Scientists invent ‘artificial finger’ that will see how long Covid can last

Scientists at the Defence Science and Technology Laboratory at Porton Down have come up with a revolutionary new piece of technology to measure how long the Covid-19 virus can survive different types of material.

The artificial finger, which has similar ridges and curves to a real human finger and even simulates human skin’s natural oils and secretions, can be used to make accurate measurements of how long coronavirus remains active on surfaces such as doorhandles, desks and banisters.

The data from the artificial finger will enable hospital administrators and other facility managers determine what measures they need to take to control the spread of the virus and keep the public safe.

Porton Down’s Professor Tim Atkins told The Times that the research they were doing at his facility would be used around the world: “If I have Covid and I touch this wall and then you touch the wall and you touch your face, you may contract the disease as well.

“And so we’re starting to contribute data I genuinely hope will help scientists and help the international community understand the detail of that so that people can start to make evidence-based decisions and refine what we’re doing going forwards.
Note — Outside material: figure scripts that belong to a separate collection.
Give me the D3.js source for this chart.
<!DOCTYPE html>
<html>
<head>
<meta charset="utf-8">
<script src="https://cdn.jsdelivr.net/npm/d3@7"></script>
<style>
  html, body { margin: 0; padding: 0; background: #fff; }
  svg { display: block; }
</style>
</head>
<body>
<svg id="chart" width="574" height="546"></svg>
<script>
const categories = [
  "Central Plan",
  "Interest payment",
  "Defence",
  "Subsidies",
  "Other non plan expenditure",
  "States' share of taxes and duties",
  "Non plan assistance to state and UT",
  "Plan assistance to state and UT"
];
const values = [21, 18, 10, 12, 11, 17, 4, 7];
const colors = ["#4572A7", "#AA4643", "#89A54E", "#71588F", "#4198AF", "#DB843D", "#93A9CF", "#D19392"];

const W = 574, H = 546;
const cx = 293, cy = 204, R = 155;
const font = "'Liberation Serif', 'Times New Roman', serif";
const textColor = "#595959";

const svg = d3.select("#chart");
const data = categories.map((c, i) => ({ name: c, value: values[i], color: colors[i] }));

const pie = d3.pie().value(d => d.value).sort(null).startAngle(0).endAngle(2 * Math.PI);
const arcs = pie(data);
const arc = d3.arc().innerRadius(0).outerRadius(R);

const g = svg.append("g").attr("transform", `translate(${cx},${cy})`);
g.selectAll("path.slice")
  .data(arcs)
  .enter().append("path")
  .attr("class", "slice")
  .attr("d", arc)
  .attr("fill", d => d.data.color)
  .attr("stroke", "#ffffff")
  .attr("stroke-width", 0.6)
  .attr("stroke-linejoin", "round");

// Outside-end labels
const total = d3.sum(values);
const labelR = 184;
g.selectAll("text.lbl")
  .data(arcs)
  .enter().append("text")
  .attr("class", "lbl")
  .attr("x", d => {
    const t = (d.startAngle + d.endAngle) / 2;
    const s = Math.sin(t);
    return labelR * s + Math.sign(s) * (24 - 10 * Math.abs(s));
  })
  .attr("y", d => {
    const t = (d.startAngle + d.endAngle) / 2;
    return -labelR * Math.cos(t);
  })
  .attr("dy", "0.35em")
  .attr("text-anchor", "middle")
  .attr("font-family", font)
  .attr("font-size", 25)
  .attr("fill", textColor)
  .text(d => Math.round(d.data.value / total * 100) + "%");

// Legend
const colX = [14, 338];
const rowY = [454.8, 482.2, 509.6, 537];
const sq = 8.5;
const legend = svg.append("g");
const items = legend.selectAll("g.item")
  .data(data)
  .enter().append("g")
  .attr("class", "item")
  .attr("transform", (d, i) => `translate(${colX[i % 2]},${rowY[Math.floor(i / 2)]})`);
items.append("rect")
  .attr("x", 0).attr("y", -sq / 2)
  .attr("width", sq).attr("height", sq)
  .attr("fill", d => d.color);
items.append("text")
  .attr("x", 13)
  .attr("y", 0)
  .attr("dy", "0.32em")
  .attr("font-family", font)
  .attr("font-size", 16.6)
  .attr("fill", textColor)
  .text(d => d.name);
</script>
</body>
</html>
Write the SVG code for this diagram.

“So we have had an artificial finger made and we will start those studies in the coming weeks, again in partnership with a number of other organisations.”

His colleague, virologist Amanda Phelps added that it would "mimic a human finger".

Professor Atkins said his team were also working on using the data collected by the latest generation of smart watches to help diagnose coronavirus and other conditions.

He said that the watch “will measure your heart rate, the amount of oxygen in your blood, those sorts of things".